Hohe Inflation, steigende Zinsen und eine schwächelnde Wirtschaft prägten das vergangene Jahr. Doch es gab auch Gewinner: die Banken. Sie dürften 2023 in Summe Rekordgewinne geschrieben haben. Die Zahlen für das erste Halbjahr liegen bereits vor. Hier darf sich der Bankensektor mit einem Gewinn von 7,3 Milliarden Euro sogar über einen Spitzenwert und eine Verdopplung gegenüber 2022 freuen.

Zurzeit profitieren die Banken im Euro-Raum aus mehreren Gründen von der veränderten Geldpolitik der Europäischen Zentralbank (EZB). Allerdings könnte sich das im bevorstehenden Jahr ändern. Während sich die höheren Zinsen nämlich sofort in höheren Erträgen niederschlugen, könnten heuer wesentlich mehr Kreditausfälle bevorstehen.

Höhere Leitzins führte zu höheren Zinsen auf Kredite

Erster Grund für das Rekordjahr: Für neue Kredite oder solche mit variabler Zinshöhe werden mittlerweile deutlich höhere Zinsen verlangt. Das ist Folge der Anhebung der Steigerung des Leitzinses (Hauptrefinanzierungssatz), des obersten Kreditzinses, gewissermaßen. Er legt fest, zu welchen Konditionen sich Banken über einen längeren Zeitraum Geld von der EZB leihen können. Die Banken geben das geliehene Geld in der Regel mit einem Zinsaufschlag über Kredite an Unternehmen oder Privatleute weiter. Hier ist die Zeit des Nullzinses angesichts der Rekordinflation vorerst vorbei.

Keine Strafzinsen mehr für Einlagen bei der OeNB

Zweitens: Überdies müssen die Banken keine Strafzinsen mehr für Einlagen bei der Oesterreichischen Nationalbank (OeNB) zahlen, sondern erhalten für sie wieder Zinsen. Zuvor machte den Banken der negative Einlagezins zu schaffen. Er liegt immer unter dem Hauptrefinanzierungssatz. Diesen Zins erhalten die Banken, wenn sie überschüssiges Geld über Nacht auf ihrem Zentralbankkonto parken. Ab 2020 lag der Einlagenzins bei minus 0,5 Prozent. Mit anderen Worten: Die Banken mussten der EZB Geld bezahlen, um es zwischenzuparken. Erst am 21. Juli 2022 schaffte die EZB diesen Negativzins ab.

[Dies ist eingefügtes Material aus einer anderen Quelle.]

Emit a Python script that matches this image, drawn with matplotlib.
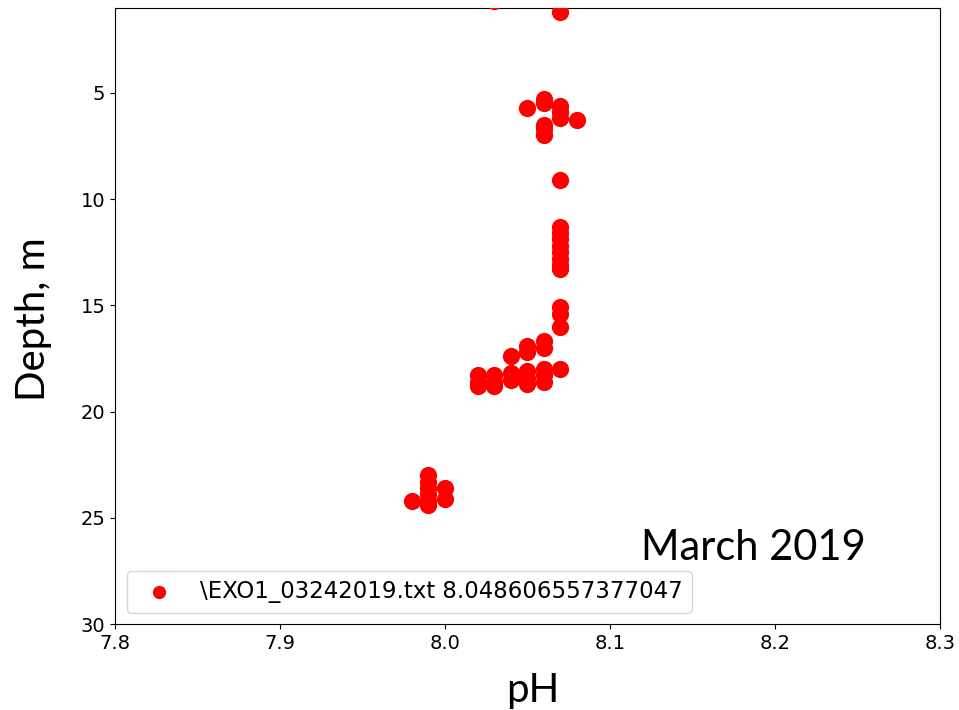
import matplotlib
matplotlib.use("Agg")
import matplotlib.pyplot as plt

# pH / depth readings
ph = [8.03, 8.07,
      8.06, 8.06, 8.05, 8.07, 8.07, 8.07, 8.08, 8.06, 8.06, 8.06,
      8.07,
      8.07, 8.07, 8.07, 8.07, 8.07, 8.07, 8.07, 8.07,
      8.07, 8.07, 8.07,
      8.06, 8.06, 8.05, 8.05, 8.04,
      8.07,
      8.06, 8.06, 8.06, 8.05, 8.05, 8.05, 8.04, 8.04, 8.03, 8.03, 8.03, 8.02, 8.02, 8.02,
      7.98, 7.99, 7.99, 7.99, 7.99, 7.99, 7.99, 8.00, 8.00]
depth = [0.7, 1.2,
         5.3, 5.5, 5.7, 5.6, 5.9, 6.2, 6.3, 6.5, 6.7, 7.0,
         9.1,
         11.3, 11.6, 11.9, 12.2, 12.5, 12.8, 13.1, 13.3,
         15.1, 15.4, 16.0,
         16.7, 17.0, 16.9, 17.2, 17.4,
         18.0,
         18.0, 18.3, 18.6, 18.1, 18.4, 18.7, 18.2, 18.5, 18.3, 18.6, 18.8, 18.3, 18.6, 18.8,
         24.2, 23.0, 23.3, 23.6, 23.9, 24.2, 24.4, 23.6, 24.1]
series_label = "\\EXO1_03242019.txt 8.048606557377047"

fig = plt.figure(figsize=(9.59, 7.1), dpi=100)
ax = fig.add_axes([0.12, 0.121, 0.86, 0.868])

ax.scatter(ph, depth, s=130, color="red", label=series_label, zorder=3)
ax.set_xlim(7.8, 8.3)
ax.set_ylim(30, 1)
ax.set_yticks([5, 10, 15, 20, 25, 30])
ax.tick_params(labelsize=14)

leg = ax.legend(loc="lower left", fontsize=16.5, markerscale=0.75)

# labels added on top of the plot in a Calibri-like face
fig.text(0.035, 0.55, "Depth, m", rotation=90, ha="center", va="center",
         fontsize=29, family="Lato")
fig.text(0.556, 0.028, "pH", ha="center", va="center", fontsize=29, family="Lato")
fig.text(0.668, 0.211, "March 2019", ha="left", va="baseline", fontsize=30, family="Lato")

fig.savefig("out.png", dpi=100)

Nach wie vor niedrige Zinsen auf viele Sparbücher

Drittens: Vom Einlagesatz leiten sich die Sparzinsen für unser Girokonto oder Tagesgeldkonto ab. Mittlerweile warten viele Banken mit deutlich besseren Angeboten beim Festgeld oder Tagesgeld. Aber: Nach wie vor liegt viel Geld auf täglich fälligen Sparbüchern und Girokonten, die weiterhin kaum Zinsen abwerfen. Die Banken profitieren von dieser Übergangsphase.

Viertens: Das Kreditrisiko der Banken war im Vorjahr trotz Wirtschaftskrise und immer mehr Insolvenzen gering. Nur zwei Prozent aller Kredite waren im zweiten Quartal 2023 notleidend. Dieser Trend dürfte im dritten Quartal 2023 anhalten. Darauf deuten die bisher verfügbaren Daten hin, wie die OeNB unterstreicht. In Summe dürfte der Banksektor daher stabil sein. Die harte Kernkapitalquote soll zuletzt gestiegen sein, weil die Gewinne nicht ausgeschüttet wurden.

Der Gouverneur der Österreichischen Nationalbank (OeNB), Robert Holzmann, empfiehlt den Banken Zurückhaltung bei den Gewinnausschüttungen.APA/TOBIAS STEINMAURER

Gewinne könnten Polster schaffen für bevorstehende Kreditausfälle

Die OeNB empfiehlt den Banken, das weiterhin zu tun, denn das Jahr 2024 könnte weniger erfreulich für sie verlaufen. Zum einen könnte die EZB den Leitzins wieder senken, zum anderen könnte das Kreditrisiko noch steigen, angesichts wachsender Firmeninsolvenzen und geringer Kreditnachfrage. Auch die Insolvenz der Signa-Gruppe könnte zu unangenehmen Korrekturen führen.

„Kreditausfälle treten im Regelfall zu einem späteren Zeitpunkt auf, während die positiven Effekte der Zinswende unmittelbar die Erträge steigern“, sagt OeNB-Vizegouverneur Gottfried Haber gegenüber den Oberösterreichischen Nachrichten.